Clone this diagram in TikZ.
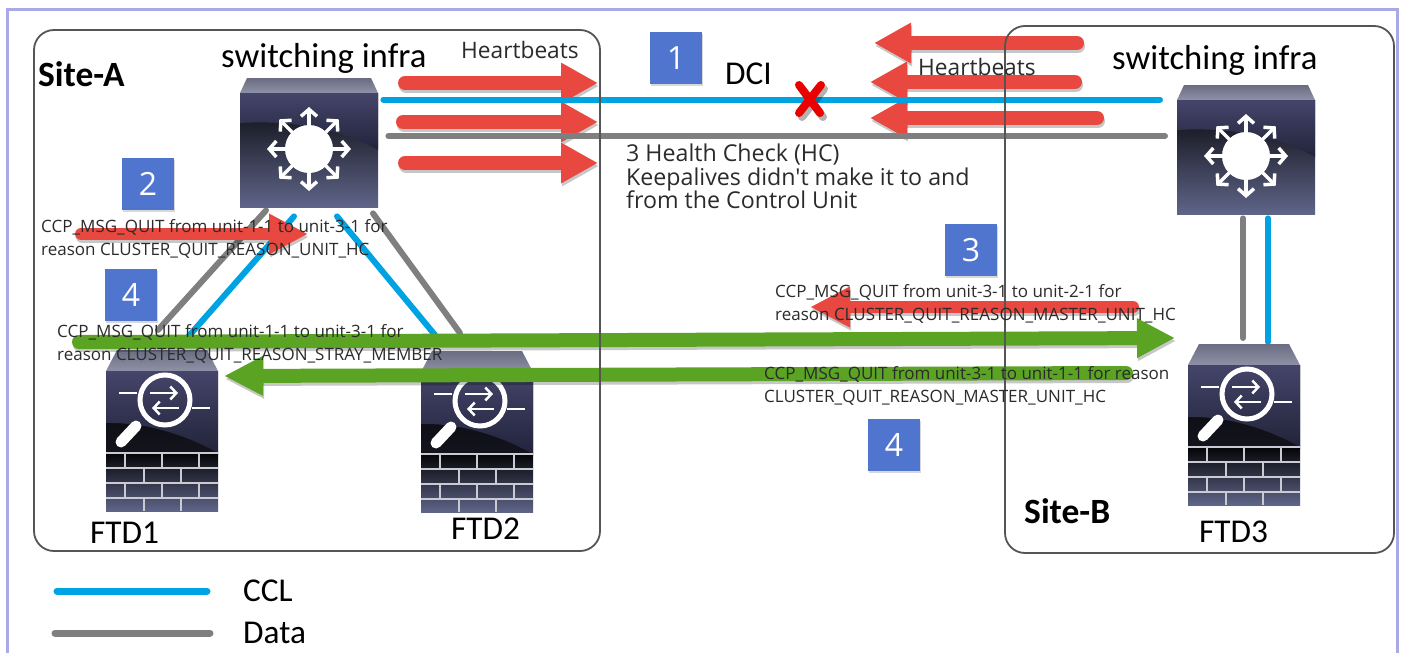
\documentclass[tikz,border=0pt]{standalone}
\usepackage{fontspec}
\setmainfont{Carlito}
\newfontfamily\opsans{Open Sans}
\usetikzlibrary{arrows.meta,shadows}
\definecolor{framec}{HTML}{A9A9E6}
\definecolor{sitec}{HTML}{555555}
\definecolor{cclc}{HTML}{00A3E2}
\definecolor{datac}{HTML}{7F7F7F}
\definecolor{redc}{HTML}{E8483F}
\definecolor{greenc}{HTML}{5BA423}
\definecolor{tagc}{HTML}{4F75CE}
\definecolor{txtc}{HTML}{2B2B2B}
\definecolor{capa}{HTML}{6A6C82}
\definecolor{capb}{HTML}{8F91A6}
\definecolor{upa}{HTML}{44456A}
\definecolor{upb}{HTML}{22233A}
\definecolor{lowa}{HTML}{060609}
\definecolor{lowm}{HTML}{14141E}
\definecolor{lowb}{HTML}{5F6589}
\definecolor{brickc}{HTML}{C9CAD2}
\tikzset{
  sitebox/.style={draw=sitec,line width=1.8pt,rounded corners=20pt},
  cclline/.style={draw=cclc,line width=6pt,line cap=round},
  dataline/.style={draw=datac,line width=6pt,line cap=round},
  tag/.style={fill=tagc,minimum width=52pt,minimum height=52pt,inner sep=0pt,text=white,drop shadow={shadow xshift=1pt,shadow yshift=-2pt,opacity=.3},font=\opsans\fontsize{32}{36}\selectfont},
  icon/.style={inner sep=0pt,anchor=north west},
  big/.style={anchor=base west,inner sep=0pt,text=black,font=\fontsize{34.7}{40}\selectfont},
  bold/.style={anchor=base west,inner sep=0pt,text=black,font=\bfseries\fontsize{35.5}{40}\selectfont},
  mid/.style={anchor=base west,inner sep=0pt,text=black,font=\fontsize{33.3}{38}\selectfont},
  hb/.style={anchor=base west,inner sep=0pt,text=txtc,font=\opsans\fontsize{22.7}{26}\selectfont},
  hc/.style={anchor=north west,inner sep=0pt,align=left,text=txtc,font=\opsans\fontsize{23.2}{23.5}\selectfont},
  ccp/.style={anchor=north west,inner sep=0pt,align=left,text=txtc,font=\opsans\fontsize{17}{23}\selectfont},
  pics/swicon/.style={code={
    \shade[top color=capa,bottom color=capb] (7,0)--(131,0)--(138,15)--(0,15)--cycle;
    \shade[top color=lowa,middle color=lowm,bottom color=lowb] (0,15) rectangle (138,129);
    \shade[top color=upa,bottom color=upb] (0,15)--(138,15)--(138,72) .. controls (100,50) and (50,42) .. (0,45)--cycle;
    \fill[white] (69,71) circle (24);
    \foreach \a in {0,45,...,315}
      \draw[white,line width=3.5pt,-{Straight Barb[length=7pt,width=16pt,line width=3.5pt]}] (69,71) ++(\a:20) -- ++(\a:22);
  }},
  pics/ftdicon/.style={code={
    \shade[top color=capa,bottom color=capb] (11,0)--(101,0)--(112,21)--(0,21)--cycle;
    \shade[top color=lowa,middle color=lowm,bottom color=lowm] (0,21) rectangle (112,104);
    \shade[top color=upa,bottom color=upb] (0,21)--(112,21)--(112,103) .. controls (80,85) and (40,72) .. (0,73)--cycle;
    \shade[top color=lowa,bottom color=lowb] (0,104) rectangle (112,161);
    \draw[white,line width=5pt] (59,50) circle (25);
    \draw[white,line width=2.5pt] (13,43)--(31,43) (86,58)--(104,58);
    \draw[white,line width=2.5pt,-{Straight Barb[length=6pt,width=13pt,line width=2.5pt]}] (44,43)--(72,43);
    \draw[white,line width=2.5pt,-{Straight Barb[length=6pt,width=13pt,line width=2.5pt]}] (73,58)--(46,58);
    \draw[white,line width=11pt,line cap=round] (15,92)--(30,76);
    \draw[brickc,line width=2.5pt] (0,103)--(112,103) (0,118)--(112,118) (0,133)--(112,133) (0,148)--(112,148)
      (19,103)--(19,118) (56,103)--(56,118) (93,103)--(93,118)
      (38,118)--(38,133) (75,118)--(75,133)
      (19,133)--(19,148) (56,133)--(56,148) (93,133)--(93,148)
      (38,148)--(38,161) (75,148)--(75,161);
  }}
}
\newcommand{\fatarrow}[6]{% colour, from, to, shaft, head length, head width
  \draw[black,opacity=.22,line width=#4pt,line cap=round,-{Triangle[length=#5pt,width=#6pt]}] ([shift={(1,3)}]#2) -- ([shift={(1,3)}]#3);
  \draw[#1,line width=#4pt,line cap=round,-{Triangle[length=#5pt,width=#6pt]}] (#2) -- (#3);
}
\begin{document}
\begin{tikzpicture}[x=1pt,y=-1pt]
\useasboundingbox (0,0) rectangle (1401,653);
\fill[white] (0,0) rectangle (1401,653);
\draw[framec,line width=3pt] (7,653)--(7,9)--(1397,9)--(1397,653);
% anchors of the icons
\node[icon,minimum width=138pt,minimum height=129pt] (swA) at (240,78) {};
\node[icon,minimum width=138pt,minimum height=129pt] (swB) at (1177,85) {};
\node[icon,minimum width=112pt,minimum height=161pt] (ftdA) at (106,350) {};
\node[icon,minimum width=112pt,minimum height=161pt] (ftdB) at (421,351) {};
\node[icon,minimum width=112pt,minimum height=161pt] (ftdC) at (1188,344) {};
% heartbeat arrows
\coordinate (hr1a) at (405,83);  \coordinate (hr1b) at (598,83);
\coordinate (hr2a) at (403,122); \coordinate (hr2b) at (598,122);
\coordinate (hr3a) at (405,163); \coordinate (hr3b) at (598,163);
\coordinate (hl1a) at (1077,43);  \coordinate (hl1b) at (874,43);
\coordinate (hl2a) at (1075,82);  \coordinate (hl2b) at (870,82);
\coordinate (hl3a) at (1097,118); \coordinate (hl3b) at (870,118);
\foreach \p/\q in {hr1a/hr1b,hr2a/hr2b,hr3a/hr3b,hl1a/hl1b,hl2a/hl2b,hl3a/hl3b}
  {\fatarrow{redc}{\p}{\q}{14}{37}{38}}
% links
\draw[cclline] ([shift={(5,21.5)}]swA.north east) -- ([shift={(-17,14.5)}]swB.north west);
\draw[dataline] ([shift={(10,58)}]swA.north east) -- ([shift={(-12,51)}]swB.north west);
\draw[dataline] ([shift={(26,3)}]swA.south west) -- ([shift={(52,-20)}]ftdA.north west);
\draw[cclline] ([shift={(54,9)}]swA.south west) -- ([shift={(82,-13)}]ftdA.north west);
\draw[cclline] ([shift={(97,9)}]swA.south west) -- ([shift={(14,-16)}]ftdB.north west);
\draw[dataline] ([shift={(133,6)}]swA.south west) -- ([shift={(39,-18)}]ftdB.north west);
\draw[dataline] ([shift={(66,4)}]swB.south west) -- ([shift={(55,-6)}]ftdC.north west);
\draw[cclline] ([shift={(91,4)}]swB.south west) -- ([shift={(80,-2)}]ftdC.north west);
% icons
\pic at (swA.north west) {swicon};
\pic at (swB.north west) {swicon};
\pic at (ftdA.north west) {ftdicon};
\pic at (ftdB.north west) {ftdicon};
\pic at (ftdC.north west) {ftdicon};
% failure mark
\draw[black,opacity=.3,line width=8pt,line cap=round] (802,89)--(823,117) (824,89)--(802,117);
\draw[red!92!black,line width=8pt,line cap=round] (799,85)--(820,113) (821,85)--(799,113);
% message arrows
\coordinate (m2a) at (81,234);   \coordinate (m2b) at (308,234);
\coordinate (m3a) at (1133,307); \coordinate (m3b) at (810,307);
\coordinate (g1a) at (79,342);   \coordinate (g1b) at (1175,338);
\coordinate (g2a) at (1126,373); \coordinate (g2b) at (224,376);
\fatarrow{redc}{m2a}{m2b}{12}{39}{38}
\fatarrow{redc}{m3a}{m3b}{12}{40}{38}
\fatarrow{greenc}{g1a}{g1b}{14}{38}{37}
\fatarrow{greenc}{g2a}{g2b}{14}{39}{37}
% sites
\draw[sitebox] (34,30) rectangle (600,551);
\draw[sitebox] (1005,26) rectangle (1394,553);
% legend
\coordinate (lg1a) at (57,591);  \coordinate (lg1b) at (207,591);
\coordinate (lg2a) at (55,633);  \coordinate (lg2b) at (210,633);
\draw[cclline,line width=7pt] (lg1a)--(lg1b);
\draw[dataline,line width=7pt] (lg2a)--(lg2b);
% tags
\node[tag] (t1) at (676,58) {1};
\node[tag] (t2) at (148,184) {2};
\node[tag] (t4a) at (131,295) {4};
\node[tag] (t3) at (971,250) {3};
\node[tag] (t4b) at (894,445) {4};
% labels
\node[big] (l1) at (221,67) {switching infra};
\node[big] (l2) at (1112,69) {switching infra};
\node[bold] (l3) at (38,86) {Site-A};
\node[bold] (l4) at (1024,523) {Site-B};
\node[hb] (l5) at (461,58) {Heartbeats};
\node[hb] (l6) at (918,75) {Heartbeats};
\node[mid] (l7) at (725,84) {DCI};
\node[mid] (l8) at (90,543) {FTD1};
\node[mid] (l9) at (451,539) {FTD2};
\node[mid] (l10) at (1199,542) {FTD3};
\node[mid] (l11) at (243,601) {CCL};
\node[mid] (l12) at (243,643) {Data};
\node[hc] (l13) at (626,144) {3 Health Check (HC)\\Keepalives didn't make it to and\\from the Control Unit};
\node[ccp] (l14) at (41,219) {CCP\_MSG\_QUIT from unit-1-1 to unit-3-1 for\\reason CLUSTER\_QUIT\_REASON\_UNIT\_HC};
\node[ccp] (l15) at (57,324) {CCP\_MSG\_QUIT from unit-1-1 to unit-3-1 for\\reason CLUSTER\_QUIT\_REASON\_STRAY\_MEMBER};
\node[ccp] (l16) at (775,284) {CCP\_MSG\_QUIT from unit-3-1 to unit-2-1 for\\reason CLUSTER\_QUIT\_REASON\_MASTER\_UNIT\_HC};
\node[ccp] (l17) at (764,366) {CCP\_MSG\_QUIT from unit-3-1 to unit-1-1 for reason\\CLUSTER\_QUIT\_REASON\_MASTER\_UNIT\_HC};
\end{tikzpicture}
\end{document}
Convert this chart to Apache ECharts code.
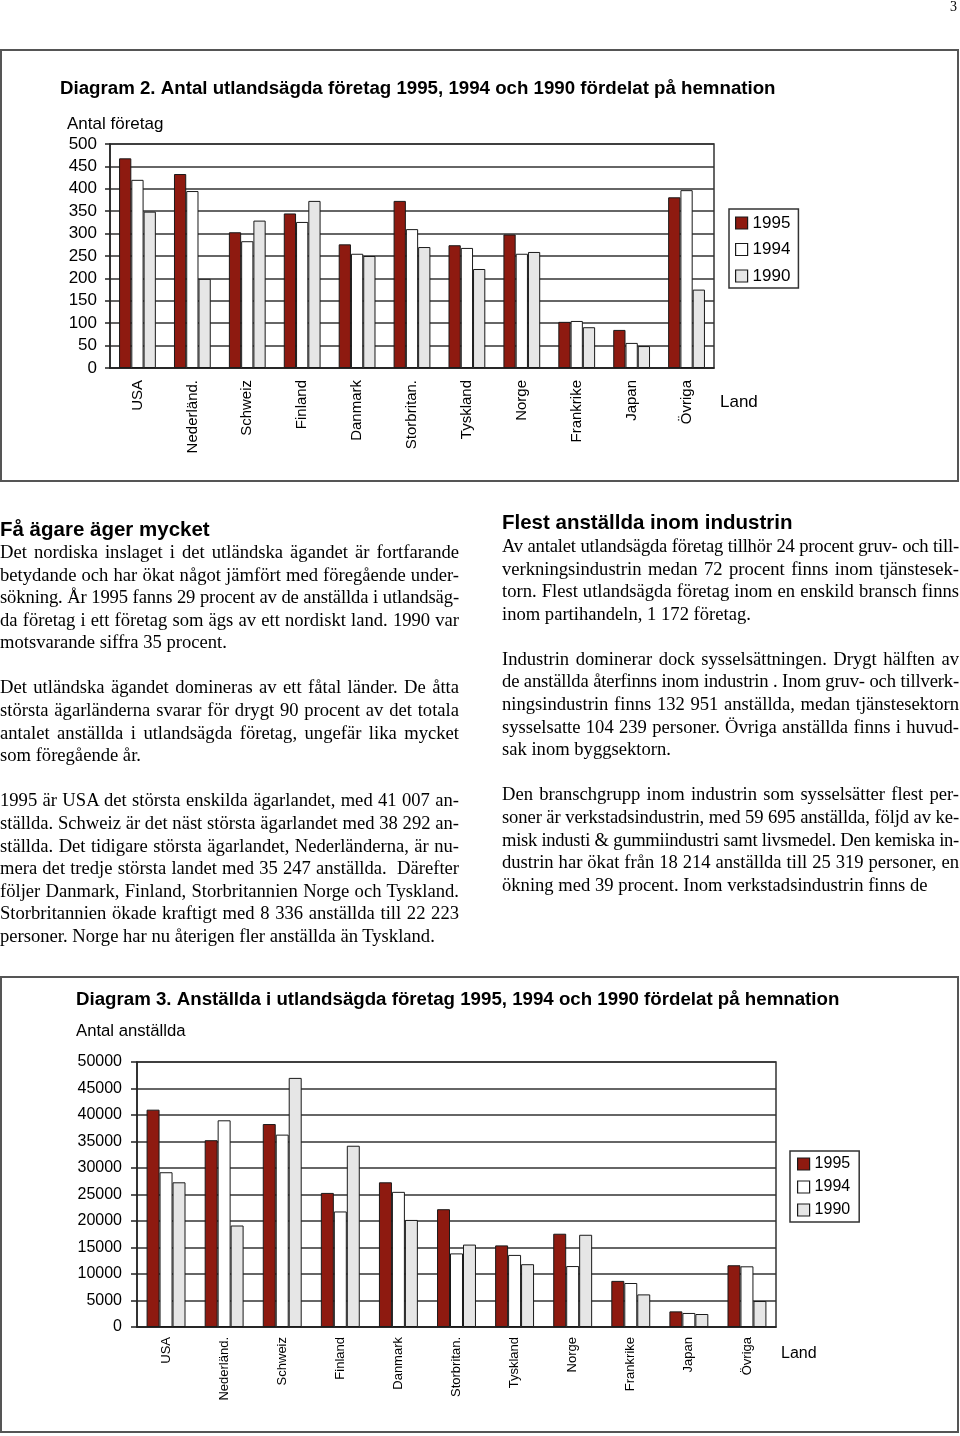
-------------------------
- [Written task]: Work out how many lines of the material above contain the word "code", then give only that figure.

- [Answer to the problem]: 3